Rabbi Yuval Cherlow, a member of Tzohar Rabbis, a group of religious Zionist spiritual leaders, said Sherman's arguments proved that the historical processes that brought the Jewish people back to the Land of Israel had no religious significance for him.
"Since the creation of the State of Israel rabbis have argued over its theological significance," he said.
"Should we see the creation of the State of Israel as the return of the people to its rightful land as part of a larger eschatological process, as religious Zionists believe, or is it just a bunch of individual Jews who happen to have landed in the Holy Land together by coincidence, as the haredim believe."
A senior member of the Conversion Authority, who preferred to remain anonymous, said conversions serve the national interest and are, therefore, a mitzvah.
"We are talking about a group of people who ended up in Israel because they have some sort of connection with the Jewish people," the source said.
"Their mother may not be Jewish, which makes them gentile according to Halacha. But their father is Jewish, or one of their grandparents is Jewish or they are married to a Jew. As a result, they are considered "of the seed of Israel."
"In addition, they totally identify as Jews. They do not see themselves as gentiles. They serve in the IDF, they are patriotic, they are Zionistic. We have a duty to bring them closer to the Jewish people."
The source also pointed out that if the approximately 300,000 non-Jews who immigrated to Israel under the Law of Return are not converted, there will be intermarriage and assimilation.

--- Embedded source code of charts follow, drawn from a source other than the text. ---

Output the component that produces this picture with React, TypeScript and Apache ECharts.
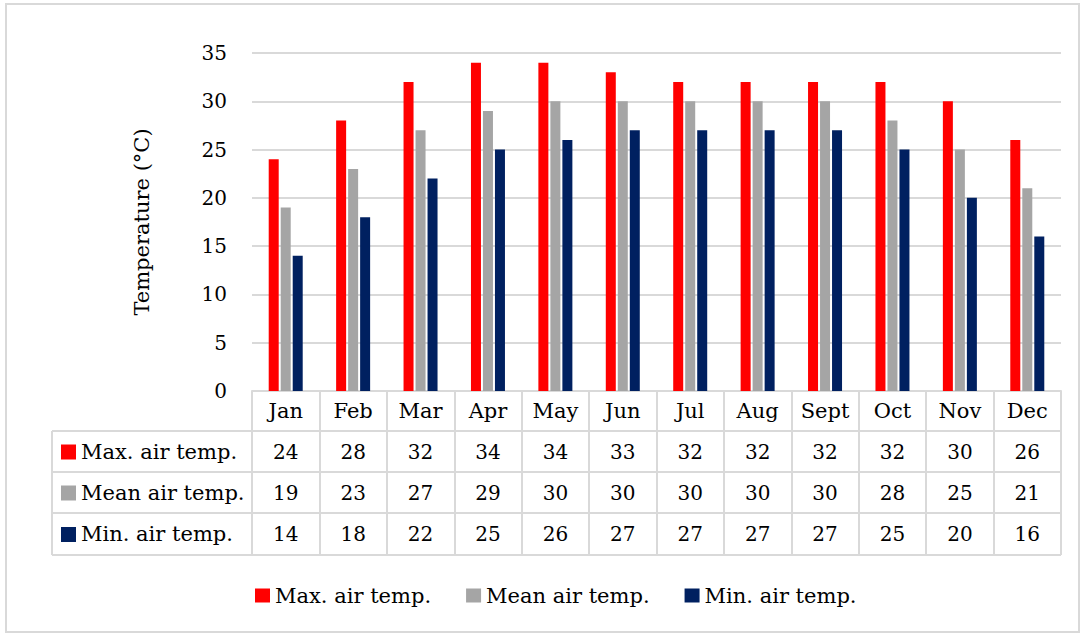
import React, { useEffect, useRef } from "react";
import * as echarts from "echarts";

const months = ["Jan", "Feb", "Mar", "Apr", "May", "Jun", "Jul", "Aug", "Sept", "Oct", "Nov", "Dec"];
const maxTemp = [24, 28, 32, 34, 34, 33, 32, 32, 32, 32, 30, 26];
const meanTemp = [19, 23, 27, 29, 30, 30, 30, 30, 30, 28, 25, 21];
const minTemp = [14, 18, 22, 25, 26, 27, 27, 27, 27, 25, 20, 16];
const seriesNames = ["Max. air temp.", "Mean air temp.", "Min. air temp."];
const seriesColors = ["#ff0000", "#a5a5a5", "#002060"];
const yMin = 0;
const yMax = 35;
const yInterval = 5;

const FONT = "'DejaVu Serif', serif";
const FS = 21;
const FS_NUM = 20;
const GRID = "#d9d9d9";

export default function App() {
  const ref = useRef<HTMLDivElement>(null);
  useEffect(() => {
    if (!ref.current) return;
    const chart = echarts.init(ref.current, null, { renderer: "svg" });
    const data = [maxTemp, meanTemp, minTemp];
    const gridLeft = 252;
    const gridRight = 1061;
    const gridTop = 53;
    const axisY = 391;
    const rowLines = [431, 472, 513, 555];
    const tableLeft = 52;

    chart.setOption({
      animation: false,
      backgroundColor: "#ffffff",
      grid: { left: gridLeft, right: 1081 - gridRight, top: gridTop, bottom: 634 - axisY, containLabel: false },
      legend: {
        left: 250,
        top: 580,
        itemWidth: 15,
        itemHeight: 14,
        itemGap: 35,
        icon: "rect",
        textStyle: { fontFamily: FONT, fontSize: FS, color: "#000" },
        data: seriesNames,
      },
      xAxis: {
        type: "category",
        data: months,
        axisLine: { show: true, lineStyle: { color: GRID, width: 2 } },
        axisTick: { show: true, interval: 0, length: rowLines[3] - axisY, lineStyle: { color: GRID, width: 2 } },
        axisLabel: { interval: 0, margin: 9, fontFamily: FONT, fontSize: FS, color: "#000" },
      },
      yAxis: {
        type: "value",
        min: yMin,
        max: yMax,
        interval: yInterval,
        name: "Temperature (°C)",
        nameLocation: "middle",
        nameRotate: 90,
        nameGap: 100,
        nameTextStyle: { fontFamily: FONT, fontSize: FS, color: "#000" },
        axisLine: { show: false },
        axisTick: { show: false },
        axisLabel: { margin: 25, fontFamily: FONT, fontSize: FS_NUM, color: "#000" },
        splitLine: { lineStyle: { color: GRID, width: 2 } },
      },
      series: seriesNames.map((name, i) => ({
        name,
        type: "bar",
        data: data[i],
        barWidth: 10,
        barGap: "20%",
        itemStyle: { color: seriesColors[i] },
      })),
    });

    const graphics: any[] = [];
    graphics.push({
      type: "rect",
      shape: { x: 6, y: 4, width: 1073, height: 628 },
      style: { fill: "none", stroke: GRID, lineWidth: 2 },
      silent: true,
    });
    rowLines.forEach((y) => {
      graphics.push({
        type: "line",
        shape: { x1: tableLeft, y1: y, x2: gridRight, y2: y },
        style: { stroke: GRID, lineWidth: 2 },
      });
    });
    graphics.push({
      type: "line",
      shape: { x1: tableLeft, y1: rowLines[0], x2: tableLeft, y2: rowLines[3] },
      style: { stroke: GRID, lineWidth: 2 },
    });
    for (let r = 0; r < 3; r++) {
      const cy = (rowLines[r] + rowLines[r + 1]) / 2;
      graphics.push({
        type: "rect",
        shape: { x: 61, y: cy - 7, width: 15, height: 15 },
        style: { fill: seriesColors[r] },
      });
      graphics.push({
        type: "text",
        x: 81,
        y: cy,
        style: {
          text: seriesNames[r],
          fontFamily: FONT,
          fontSize: FS,
          fill: "#000",
          verticalAlign: "middle",
          align: "left",
        },
      });
      data[r].forEach((v, i) => {
        const px = chart.convertToPixel({ xAxisIndex: 0 }, i) as number;
        graphics.push({
          type: "text",
          x: px,
          y: cy,
          style: {
            text: String(v),
            fontFamily: FONT,
            fontSize: FS_NUM,
            fill: "#000",
            verticalAlign: "middle",
            align: "center",
          },
        });
      });
    }
    chart.setOption({ graphic: { elements: graphics } });

    return () => chart.dispose();
  }, []);
  return <div ref={ref} style={{ position: "absolute", left: 0, top: 0, width: 1081, height: 634 }} />;
}
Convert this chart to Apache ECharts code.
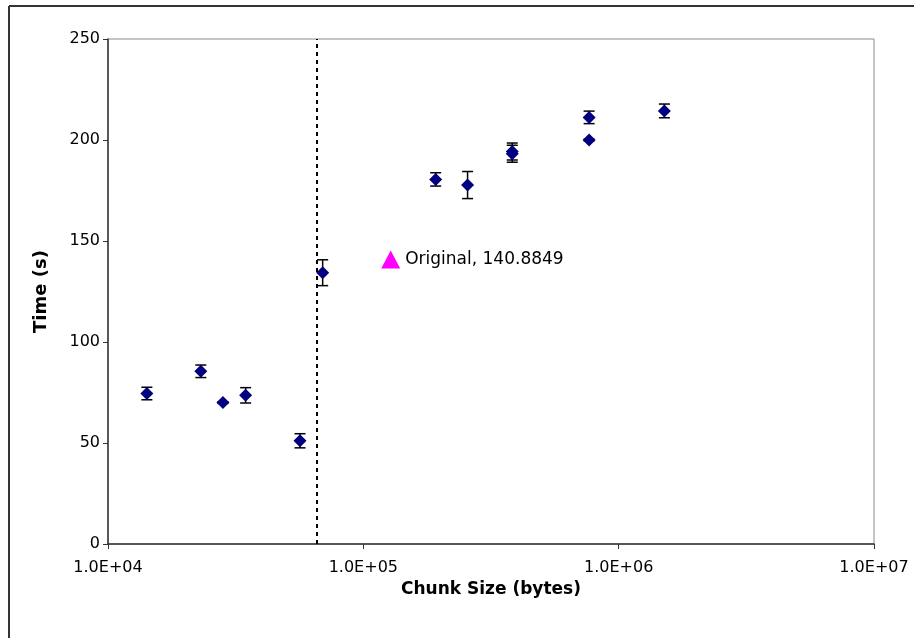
<!DOCTYPE html>
<html>
<head>
<meta charset="utf-8">
<script src="https://cdn.jsdelivr.net/npm/echarts@6/dist/echarts.min.js"></script>
<style>
html,body{margin:0;padding:0;background:#fff;}
#chart{width:914px;height:638px;}
</style>
</head>
<body>
<div id="chart"></div>
<script>
// Data
var chunkSizes = [14200, 23100, 28200, 34600, 56500, 69300, 192000, 256000, 383000, 383000, 766000, 766000, 1510000];
var times      = [74.5, 85.5, 70.0, 73.6, 51.1, 134.3, 180.5, 177.7, 194.3, 193.2, 211.2, 200.0, 214.4];
var errors     = [3.1, 3.1, 0.4, 3.8, 3.5, 6.4, 3.3, 6.7, 4.2, 4.2, 3.1, 0.4, 3.4];
var originalSize = [128000];
var originalTime = [140.8849];
var originalName = 'Original';
var thresholdSize = [65536];
var xTickValues = [1e4, 1e5, 1e6, 1e7];
var yTickValues = [0, 50, 100, 150, 200, 250];
var xAxisTitle = 'Chunk Size (bytes)';
var yAxisTitle = 'Time (s)';

var FONT = 'DejaVu Sans';

function fmtExp(v) {
  var e = Math.round(Math.log10(v));
  var m = v / Math.pow(10, e);
  var es = (e < 0 ? '-' : '+') + (Math.abs(e) < 10 ? '0' : '') + Math.abs(e);
  return m.toFixed(1) + 'E' + es;
}

var pointData = chunkSizes.map(function (c, i) { return [c, times[i]]; });
var errData = chunkSizes.map(function (c, i) { return [c, times[i] - errors[i], times[i] + errors[i]]; });
var origData = originalSize.map(function (c, i) { return [c, originalTime[i]]; });

var chart = echarts.init(document.getElementById('chart'), null, {renderer: 'canvas'});
chart.setOption({
  animation: false,
  backgroundColor: '#ffffff',
  grid: {left: 108, right: 40, top: 39, bottom: 94, show: true, borderColor: '#8c8c8c', borderWidth: 1, backgroundColor: 'transparent'},
  xAxis: {
    type: 'log', logBase: 10, min: xTickValues[0], max: xTickValues[xTickValues.length - 1],
    name: xAxisTitle, nameLocation: 'middle', nameGap: 22,
    nameTextStyle: {fontFamily: FONT, fontWeight: 'bold', fontSize: 17, color: '#000'},
    axisLine: {show: true, onZero: false, lineStyle: {color: '#333', width: 1.5}},
    axisTick: {show: true, inside: false, length: 5, lineStyle: {color: '#333'}},
    minorTick: {show: false},
    splitLine: {show: false},
    axisLabel: {margin: 16, fontFamily: FONT, fontSize: 16, color: '#000', formatter: function (v) { return fmtExp(v); }}
  },
  yAxis: {
    type: 'value', min: 0, max: 250, interval: 50,
    name: yAxisTitle, nameLocation: 'middle', nameGap: 58, nameRotate: 90,
    nameTextStyle: {fontFamily: FONT, fontWeight: 'bold', fontSize: 18, color: '#000'},
    axisLine: {show: true, lineStyle: {color: '#333', width: 1.5}},
    axisTick: {show: true, inside: false, length: 5, lineStyle: {color: '#333'}},
    splitLine: {show: false},
    axisLabel: {margin: 8, fontFamily: FONT, fontSize: 16, color: '#000'}
  },
  graphic: [
    {type: 'line', shape: {x1: 9, y1: 6, x2: 914, y2: 6}, style: {stroke: '#333', lineWidth: 2}, silent: true},
    {type: 'line', shape: {x1: 9, y1: 6, x2: 9, y2: 638}, style: {stroke: '#333', lineWidth: 2}, silent: true}
  ],
  series: [
    {
      type: 'line', data: [], silent: true,
      markLine: {
        symbol: 'none', silent: true, label: {show: false},
        lineStyle: {color: '#000', type: [4, 4], width: 2},
        data: thresholdSize.map(function (v) { return {xAxis: v}; })
      }
    },
    {
      type: 'custom', z: 3, silent: true,
      data: errData,
      renderItem: function (params, api) {
        var x = api.value(0);
        var top = api.coord([x, api.value(2)]);
        var bot = api.coord([x, api.value(1)]);
        var hw = 5.5;
        var st = {stroke: '#000', lineWidth: 1.5};
        return {type: 'group', children: [
          {type: 'line', shape: {x1: top[0], y1: top[1], x2: bot[0], y2: bot[1]}, style: st},
          {type: 'line', shape: {x1: top[0] - hw, y1: top[1], x2: top[0] + hw, y2: top[1]}, style: st},
          {type: 'line', shape: {x1: bot[0] - hw, y1: bot[1], x2: bot[0] + hw, y2: bot[1]}, style: st}
        ]};
      }
    },
    {
      type: 'scatter', z: 4, symbol: 'diamond', symbolSize: [13, 13],
      itemStyle: {color: '#000080', opacity: 1},
      data: pointData
    },
    {
      type: 'scatter', z: 4, symbol: 'triangle', symbolSize: [19, 18],
      itemStyle: {color: '#ff00ff', opacity: 1},
      label: {show: true, position: 'right', distance: 5, fontFamily: FONT, fontSize: 17, color: '#000',
        formatter: function (p) { return originalName + ', ' + p.value[1]; }},
      data: origData
    }
  ]
});
</script>
</body>
</html>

"The haredim are not part of any of Israel's national endeavors because they do not see any religious value in the creation of the State of Israel. That's why they don't serve in the IDF and they don't identify with Zionism. They also don't think their children, who are brought up in isolated communities, will ever marry non-Jewish immigrants or their offspring. But I think they are wrong."
Rabbi Dr. Jeffrey Woolf, a senior lecturer of Talmud at Bar Ilan, said that Sherman's decision was unprecedented in halachic literature.
"I would hope that Sherman was making a principled argument in terms of the need for converts to accept upon themselves adherence to Orthodox Jewish law [kabbalat mitzvot]," said Woolf. "But Sherman's across-the-board disqualification of rabbis and Torah scholars... That, to my knowledge, in the field of halachic literature is unprecedented."
Woolf called Sherman's dispute with religious Zionists a dissent in the field of religious policy, not ideology.
"A certain religious policy may lead a halachic decisor to lean in a certain direction. That is also what pushed Sherman to excoriate rabbis who hold the position that the broader needs of the Jewish people are a halachic consideration.
"I just hope this controversy will be solved, because we are talking about an issue that could make or break Jewish unity. I am not saying to give up on principles. But we are not only playing with people's individual status, but also with the life and death of the state of Israel, because maintaining Jewish unity is our most important source of strength."